> What is asked
Return the lines from the one with "Recreate this image" through the one with "1.875, 1.925, 1.96]", exactly as they appear and with no pictures.

> Supplied material
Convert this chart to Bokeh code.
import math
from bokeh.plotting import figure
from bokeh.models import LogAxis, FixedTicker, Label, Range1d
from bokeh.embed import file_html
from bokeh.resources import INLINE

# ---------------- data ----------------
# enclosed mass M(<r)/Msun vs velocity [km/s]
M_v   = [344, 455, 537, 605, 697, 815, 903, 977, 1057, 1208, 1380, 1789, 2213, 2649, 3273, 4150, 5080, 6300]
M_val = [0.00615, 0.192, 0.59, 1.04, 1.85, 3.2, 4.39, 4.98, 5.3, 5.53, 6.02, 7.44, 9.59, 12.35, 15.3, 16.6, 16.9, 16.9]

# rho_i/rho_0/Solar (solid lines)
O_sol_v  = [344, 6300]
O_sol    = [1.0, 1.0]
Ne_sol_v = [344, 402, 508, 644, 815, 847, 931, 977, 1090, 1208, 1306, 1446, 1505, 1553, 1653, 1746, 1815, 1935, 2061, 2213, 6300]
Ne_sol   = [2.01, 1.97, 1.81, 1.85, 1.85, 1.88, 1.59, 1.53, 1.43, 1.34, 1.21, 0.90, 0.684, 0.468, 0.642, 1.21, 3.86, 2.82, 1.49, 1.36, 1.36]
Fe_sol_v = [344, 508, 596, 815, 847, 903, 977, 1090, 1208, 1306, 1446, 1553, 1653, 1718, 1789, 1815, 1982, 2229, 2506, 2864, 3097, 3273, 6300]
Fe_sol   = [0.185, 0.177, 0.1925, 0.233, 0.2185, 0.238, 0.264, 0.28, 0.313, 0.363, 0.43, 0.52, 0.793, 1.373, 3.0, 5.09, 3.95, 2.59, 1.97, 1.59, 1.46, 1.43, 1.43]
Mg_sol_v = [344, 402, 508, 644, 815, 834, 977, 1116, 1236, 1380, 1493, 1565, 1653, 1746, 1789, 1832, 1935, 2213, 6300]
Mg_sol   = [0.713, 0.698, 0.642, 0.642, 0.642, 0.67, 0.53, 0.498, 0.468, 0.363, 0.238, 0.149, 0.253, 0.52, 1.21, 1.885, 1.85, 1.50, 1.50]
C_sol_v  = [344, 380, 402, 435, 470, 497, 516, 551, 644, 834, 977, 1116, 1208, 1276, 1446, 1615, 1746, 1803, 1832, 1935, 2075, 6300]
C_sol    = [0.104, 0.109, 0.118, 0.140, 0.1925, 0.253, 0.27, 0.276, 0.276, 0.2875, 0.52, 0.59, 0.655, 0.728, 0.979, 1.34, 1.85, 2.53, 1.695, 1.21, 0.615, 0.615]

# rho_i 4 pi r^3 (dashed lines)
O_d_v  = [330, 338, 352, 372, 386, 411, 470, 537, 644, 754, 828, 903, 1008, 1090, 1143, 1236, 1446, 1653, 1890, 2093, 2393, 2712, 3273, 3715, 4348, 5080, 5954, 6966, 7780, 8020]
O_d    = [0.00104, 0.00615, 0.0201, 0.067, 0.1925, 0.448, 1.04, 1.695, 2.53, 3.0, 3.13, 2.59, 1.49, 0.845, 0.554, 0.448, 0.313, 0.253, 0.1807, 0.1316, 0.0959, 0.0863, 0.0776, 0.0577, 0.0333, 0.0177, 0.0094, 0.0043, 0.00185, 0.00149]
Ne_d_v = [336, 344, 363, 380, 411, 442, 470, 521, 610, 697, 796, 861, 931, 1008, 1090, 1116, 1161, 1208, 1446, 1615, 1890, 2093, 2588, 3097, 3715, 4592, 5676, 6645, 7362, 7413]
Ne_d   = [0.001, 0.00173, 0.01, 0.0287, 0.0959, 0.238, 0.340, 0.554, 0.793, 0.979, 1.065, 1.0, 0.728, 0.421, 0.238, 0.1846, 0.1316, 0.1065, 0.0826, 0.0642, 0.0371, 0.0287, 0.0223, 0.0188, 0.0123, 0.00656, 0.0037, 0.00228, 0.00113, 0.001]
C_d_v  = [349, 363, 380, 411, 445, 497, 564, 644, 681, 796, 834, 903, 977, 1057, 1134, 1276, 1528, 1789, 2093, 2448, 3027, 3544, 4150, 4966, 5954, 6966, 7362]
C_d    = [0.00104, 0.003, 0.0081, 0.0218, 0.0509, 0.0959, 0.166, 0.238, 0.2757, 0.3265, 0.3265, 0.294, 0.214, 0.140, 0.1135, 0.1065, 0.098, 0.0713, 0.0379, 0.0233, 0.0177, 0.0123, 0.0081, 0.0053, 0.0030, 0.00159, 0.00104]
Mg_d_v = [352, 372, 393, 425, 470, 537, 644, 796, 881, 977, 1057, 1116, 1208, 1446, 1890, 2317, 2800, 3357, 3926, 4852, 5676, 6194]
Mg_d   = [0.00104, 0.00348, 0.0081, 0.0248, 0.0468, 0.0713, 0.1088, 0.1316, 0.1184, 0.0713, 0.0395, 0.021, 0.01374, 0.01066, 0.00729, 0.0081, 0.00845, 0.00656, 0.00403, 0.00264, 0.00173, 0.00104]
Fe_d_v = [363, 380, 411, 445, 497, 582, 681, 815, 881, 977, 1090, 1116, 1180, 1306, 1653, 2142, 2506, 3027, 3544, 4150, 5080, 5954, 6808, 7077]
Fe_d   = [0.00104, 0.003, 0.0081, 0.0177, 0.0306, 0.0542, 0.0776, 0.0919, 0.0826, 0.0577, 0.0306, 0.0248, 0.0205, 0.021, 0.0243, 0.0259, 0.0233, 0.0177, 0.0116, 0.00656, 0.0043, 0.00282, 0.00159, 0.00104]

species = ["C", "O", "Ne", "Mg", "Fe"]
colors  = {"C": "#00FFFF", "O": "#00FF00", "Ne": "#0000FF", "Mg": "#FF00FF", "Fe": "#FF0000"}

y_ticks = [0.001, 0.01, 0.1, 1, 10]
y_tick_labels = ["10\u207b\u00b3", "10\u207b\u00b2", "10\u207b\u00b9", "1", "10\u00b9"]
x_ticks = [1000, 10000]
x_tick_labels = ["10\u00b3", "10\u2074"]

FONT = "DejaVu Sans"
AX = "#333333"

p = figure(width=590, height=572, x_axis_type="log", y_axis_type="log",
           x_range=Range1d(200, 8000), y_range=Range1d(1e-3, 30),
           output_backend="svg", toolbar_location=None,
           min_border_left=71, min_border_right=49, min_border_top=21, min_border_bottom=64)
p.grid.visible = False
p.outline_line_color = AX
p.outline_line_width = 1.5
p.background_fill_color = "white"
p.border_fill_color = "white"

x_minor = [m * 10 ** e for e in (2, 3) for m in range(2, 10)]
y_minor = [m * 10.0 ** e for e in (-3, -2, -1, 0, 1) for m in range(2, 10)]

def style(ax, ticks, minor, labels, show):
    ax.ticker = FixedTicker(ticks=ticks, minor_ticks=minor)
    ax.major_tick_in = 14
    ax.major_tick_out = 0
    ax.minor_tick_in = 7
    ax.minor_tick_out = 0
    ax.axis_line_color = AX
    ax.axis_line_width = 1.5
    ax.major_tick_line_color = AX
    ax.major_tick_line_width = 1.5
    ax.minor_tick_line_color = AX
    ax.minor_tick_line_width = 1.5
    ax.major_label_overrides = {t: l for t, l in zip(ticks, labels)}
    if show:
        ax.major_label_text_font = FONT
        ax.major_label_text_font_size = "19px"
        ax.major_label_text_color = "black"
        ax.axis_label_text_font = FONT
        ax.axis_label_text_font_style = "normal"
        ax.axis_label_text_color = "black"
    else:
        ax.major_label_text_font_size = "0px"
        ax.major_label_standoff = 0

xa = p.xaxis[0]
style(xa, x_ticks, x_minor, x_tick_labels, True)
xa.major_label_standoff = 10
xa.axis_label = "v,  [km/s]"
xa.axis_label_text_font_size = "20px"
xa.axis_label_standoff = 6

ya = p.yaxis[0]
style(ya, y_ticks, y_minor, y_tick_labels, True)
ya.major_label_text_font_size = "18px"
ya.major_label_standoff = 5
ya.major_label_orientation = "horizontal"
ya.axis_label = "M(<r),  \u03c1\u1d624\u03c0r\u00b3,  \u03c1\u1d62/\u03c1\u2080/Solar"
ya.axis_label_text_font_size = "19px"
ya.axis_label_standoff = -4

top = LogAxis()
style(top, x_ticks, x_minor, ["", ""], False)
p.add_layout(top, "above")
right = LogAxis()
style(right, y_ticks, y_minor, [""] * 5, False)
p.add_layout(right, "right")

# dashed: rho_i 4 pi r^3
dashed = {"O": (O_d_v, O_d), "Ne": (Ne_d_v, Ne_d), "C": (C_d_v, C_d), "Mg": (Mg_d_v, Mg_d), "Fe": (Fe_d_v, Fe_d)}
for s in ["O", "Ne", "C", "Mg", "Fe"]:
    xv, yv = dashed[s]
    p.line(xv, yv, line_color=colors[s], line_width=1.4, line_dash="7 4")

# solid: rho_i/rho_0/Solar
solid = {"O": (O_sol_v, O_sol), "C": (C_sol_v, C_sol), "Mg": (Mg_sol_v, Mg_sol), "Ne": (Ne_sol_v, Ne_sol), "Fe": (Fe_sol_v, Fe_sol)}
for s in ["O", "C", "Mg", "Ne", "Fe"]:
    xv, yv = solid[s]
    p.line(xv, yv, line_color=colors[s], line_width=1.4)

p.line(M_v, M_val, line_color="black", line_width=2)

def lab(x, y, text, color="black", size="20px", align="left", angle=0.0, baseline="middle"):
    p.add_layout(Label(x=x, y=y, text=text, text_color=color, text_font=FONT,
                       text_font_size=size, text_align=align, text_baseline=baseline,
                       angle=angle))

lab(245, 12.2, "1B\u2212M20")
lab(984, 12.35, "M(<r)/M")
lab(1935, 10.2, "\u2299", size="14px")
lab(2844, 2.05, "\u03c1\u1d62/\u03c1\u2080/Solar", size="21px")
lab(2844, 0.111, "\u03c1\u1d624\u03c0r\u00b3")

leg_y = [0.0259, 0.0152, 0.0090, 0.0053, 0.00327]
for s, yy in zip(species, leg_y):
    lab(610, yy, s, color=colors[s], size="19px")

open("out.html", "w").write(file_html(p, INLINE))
---
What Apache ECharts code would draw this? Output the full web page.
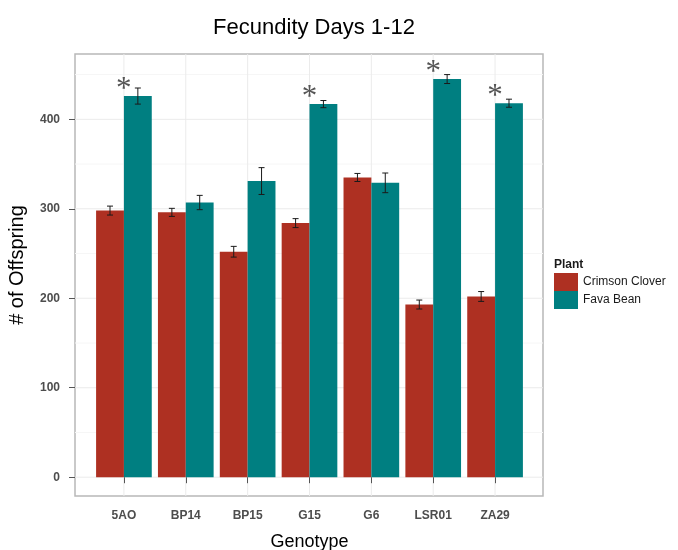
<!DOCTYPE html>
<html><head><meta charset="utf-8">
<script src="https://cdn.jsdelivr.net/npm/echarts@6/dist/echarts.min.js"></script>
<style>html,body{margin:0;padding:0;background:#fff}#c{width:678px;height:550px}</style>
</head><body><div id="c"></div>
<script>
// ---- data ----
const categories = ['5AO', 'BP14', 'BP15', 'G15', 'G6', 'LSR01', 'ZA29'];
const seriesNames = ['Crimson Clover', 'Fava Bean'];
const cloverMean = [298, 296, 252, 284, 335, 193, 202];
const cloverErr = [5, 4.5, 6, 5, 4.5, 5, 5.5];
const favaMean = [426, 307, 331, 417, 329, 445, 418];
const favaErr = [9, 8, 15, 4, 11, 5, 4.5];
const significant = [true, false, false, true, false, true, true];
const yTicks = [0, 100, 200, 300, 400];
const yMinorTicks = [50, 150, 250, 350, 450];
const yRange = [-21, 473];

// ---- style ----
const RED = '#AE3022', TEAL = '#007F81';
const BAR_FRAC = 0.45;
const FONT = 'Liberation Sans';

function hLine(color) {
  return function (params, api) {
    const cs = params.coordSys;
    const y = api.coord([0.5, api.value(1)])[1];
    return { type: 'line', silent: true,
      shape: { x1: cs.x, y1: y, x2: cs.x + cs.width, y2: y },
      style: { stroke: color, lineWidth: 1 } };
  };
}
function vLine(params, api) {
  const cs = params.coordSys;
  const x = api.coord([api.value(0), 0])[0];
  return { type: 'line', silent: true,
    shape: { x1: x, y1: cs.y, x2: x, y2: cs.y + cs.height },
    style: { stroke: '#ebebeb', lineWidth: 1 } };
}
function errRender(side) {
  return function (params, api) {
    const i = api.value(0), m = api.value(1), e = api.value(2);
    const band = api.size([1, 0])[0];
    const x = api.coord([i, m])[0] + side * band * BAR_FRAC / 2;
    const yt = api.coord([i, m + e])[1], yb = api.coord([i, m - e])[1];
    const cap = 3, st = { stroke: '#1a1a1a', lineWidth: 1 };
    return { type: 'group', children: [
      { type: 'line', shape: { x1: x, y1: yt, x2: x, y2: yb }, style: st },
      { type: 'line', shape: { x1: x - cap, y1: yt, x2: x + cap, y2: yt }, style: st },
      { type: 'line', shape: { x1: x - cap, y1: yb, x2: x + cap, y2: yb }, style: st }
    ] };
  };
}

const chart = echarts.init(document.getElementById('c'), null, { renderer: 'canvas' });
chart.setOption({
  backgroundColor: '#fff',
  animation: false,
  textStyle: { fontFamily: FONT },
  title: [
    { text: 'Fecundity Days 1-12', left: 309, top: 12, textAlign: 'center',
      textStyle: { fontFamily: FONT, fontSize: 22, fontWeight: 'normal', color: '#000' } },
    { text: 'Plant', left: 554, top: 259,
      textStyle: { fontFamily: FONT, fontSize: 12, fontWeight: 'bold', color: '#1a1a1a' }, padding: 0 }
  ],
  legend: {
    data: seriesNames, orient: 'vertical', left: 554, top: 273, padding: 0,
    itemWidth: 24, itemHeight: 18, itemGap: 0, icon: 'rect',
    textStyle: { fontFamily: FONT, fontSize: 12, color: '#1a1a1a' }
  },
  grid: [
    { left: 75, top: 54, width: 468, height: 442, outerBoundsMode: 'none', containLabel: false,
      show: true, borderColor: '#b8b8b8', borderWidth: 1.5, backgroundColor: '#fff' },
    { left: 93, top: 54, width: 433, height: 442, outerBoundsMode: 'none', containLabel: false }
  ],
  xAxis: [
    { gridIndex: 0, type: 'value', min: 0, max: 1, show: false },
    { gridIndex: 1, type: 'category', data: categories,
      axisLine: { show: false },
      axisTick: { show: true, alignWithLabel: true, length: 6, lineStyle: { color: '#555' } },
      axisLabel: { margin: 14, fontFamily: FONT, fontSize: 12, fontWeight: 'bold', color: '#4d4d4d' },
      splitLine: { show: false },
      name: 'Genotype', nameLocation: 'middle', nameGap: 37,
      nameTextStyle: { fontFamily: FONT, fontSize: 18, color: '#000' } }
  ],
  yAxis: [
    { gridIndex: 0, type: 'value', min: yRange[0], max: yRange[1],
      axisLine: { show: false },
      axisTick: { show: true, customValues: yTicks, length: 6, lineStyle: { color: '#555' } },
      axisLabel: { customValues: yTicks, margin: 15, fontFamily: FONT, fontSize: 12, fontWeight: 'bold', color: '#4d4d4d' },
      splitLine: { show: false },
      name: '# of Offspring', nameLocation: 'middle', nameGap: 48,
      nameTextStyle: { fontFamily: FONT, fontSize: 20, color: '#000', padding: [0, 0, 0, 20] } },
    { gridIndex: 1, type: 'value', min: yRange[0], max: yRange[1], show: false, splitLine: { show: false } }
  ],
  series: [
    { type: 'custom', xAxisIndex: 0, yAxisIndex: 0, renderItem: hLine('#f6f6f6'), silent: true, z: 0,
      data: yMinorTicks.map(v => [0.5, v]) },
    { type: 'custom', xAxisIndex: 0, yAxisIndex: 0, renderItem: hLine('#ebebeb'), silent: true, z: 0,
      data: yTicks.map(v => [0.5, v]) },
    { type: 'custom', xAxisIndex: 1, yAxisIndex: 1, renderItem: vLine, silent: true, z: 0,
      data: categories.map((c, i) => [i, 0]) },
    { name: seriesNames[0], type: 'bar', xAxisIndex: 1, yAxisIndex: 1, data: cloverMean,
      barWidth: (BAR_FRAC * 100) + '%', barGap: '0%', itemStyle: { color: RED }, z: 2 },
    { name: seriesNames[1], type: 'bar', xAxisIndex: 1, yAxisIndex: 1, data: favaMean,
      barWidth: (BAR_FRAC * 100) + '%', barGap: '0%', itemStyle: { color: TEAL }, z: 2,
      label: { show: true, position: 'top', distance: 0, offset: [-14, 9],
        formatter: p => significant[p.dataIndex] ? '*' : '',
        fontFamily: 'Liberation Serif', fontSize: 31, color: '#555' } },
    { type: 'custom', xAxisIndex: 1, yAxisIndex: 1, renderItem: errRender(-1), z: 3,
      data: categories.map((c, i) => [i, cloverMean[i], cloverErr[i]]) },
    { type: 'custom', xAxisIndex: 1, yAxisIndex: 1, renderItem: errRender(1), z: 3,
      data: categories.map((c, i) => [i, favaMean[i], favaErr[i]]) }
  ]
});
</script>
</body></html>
...
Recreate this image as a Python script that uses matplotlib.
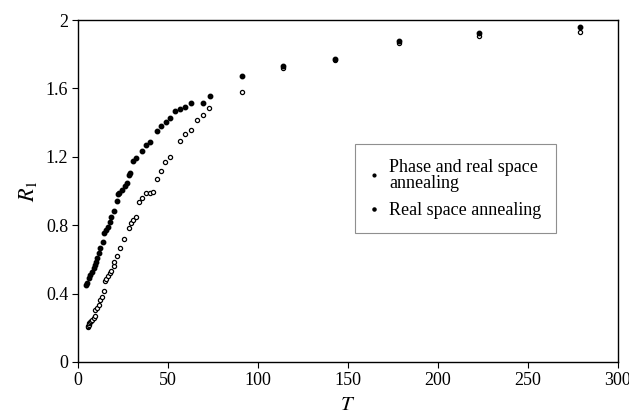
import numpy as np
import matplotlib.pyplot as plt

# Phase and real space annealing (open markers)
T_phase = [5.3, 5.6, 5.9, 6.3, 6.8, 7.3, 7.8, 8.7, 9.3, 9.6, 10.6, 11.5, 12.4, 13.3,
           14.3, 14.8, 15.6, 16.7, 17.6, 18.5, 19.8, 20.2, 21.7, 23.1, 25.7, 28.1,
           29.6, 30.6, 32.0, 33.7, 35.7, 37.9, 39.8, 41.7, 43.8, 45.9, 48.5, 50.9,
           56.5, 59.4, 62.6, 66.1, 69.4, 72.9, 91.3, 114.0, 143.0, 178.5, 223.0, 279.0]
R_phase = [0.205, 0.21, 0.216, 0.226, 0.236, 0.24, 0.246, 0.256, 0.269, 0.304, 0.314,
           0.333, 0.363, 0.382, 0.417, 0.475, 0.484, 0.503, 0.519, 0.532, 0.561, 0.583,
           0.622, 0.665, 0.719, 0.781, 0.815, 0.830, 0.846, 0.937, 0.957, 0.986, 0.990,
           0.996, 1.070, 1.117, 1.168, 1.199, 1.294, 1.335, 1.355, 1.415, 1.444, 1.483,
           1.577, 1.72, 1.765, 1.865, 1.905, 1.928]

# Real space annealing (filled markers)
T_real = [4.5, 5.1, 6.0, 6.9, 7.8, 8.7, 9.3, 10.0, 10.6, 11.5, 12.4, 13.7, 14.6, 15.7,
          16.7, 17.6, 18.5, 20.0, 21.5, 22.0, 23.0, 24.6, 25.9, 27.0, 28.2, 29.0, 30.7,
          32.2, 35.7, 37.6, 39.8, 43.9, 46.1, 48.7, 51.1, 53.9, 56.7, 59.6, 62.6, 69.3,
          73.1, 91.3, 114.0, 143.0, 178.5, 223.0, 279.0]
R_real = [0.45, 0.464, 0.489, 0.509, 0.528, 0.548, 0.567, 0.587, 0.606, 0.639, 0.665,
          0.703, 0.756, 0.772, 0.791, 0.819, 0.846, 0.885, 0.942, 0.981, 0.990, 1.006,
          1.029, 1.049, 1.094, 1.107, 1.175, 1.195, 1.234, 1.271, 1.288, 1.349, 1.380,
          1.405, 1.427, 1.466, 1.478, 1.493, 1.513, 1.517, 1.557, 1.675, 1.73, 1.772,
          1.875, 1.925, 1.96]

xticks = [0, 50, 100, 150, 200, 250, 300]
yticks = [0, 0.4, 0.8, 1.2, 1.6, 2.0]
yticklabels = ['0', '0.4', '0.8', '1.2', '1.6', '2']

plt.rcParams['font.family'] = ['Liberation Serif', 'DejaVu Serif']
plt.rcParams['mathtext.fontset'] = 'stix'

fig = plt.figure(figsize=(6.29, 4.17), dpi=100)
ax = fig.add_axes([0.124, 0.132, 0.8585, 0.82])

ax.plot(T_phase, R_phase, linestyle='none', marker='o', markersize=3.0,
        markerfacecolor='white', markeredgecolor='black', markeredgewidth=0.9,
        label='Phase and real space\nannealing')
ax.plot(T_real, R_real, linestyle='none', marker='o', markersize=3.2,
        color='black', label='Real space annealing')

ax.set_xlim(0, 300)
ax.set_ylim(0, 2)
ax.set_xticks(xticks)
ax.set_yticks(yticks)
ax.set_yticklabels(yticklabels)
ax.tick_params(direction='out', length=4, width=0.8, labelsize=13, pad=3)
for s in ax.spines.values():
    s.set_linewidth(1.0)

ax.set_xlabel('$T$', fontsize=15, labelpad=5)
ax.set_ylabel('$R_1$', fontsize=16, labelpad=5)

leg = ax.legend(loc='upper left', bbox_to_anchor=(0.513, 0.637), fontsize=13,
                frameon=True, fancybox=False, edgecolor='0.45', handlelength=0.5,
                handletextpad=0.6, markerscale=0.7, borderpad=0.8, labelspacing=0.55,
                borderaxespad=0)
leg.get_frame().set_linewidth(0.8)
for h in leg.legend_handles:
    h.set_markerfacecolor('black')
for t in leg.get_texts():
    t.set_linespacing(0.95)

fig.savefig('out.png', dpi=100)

> In response
Recreate this image as a Python script that uses matplotlib.
import numpy as np
import matplotlib.pyplot as plt

# Phase and real space annealing (open markers)
T_phase = [5.3, 5.6, 5.9, 6.3, 6.8, 7.3, 7.8, 8.7, 9.3, 9.6, 10.6, 11.5, 12.4, 13.3,
           14.3, 14.8, 15.6, 16.7, 17.6, 18.5, 19.8, 20.2, 21.7, 23.1, 25.7, 28.1,
           29.6, 30.6, 32.0, 33.7, 35.7, 37.9, 39.8, 41.7, 43.8, 45.9, 48.5, 50.9,
           56.5, 59.4, 62.6, 66.1, 69.4, 72.9, 91.3, 114.0, 143.0, 178.5, 223.0, 279.0]
R_phase = [0.205, 0.21, 0.216, 0.226, 0.236, 0.24, 0.246, 0.256, 0.269, 0.304, 0.314,
           0.333, 0.363, 0.382, 0.417, 0.475, 0.484, 0.503, 0.519, 0.532, 0.561, 0.583,
           0.622, 0.665, 0.719, 0.781, 0.815, 0.830, 0.846, 0.937, 0.957, 0.986, 0.990,
           0.996, 1.070, 1.117, 1.168, 1.199, 1.294, 1.335, 1.355, 1.415, 1.444, 1.483,
           1.577, 1.72, 1.765, 1.865, 1.905, 1.928]

# Real space annealing (filled markers)
T_real = [4.5, 5.1, 6.0, 6.9, 7.8, 8.7, 9.3, 10.0, 10.6, 11.5, 12.4, 13.7, 14.6, 15.7,
          16.7, 17.6, 18.5, 20.0, 21.5, 22.0, 23.0, 24.6, 25.9, 27.0, 28.2, 29.0, 30.7,
          32.2, 35.7, 37.6, 39.8, 43.9, 46.1, 48.7, 51.1, 53.9, 56.7, 59.6, 62.6, 69.3,
          73.1, 91.3, 114.0, 143.0, 178.5, 223.0, 279.0]
R_real = [0.45, 0.464, 0.489, 0.509, 0.528, 0.548, 0.567, 0.587, 0.606, 0.639, 0.665,
          0.703, 0.756, 0.772, 0.791, 0.819, 0.846, 0.885, 0.942, 0.981, 0.990, 1.006,
          1.029, 1.049, 1.094, 1.107, 1.175, 1.195, 1.234, 1.271, 1.288, 1.349, 1.380,
          1.405, 1.427, 1.466, 1.478, 1.493, 1.513, 1.517, 1.557, 1.675, 1.73, 1.772,
          1.875, 1.925, 1.96]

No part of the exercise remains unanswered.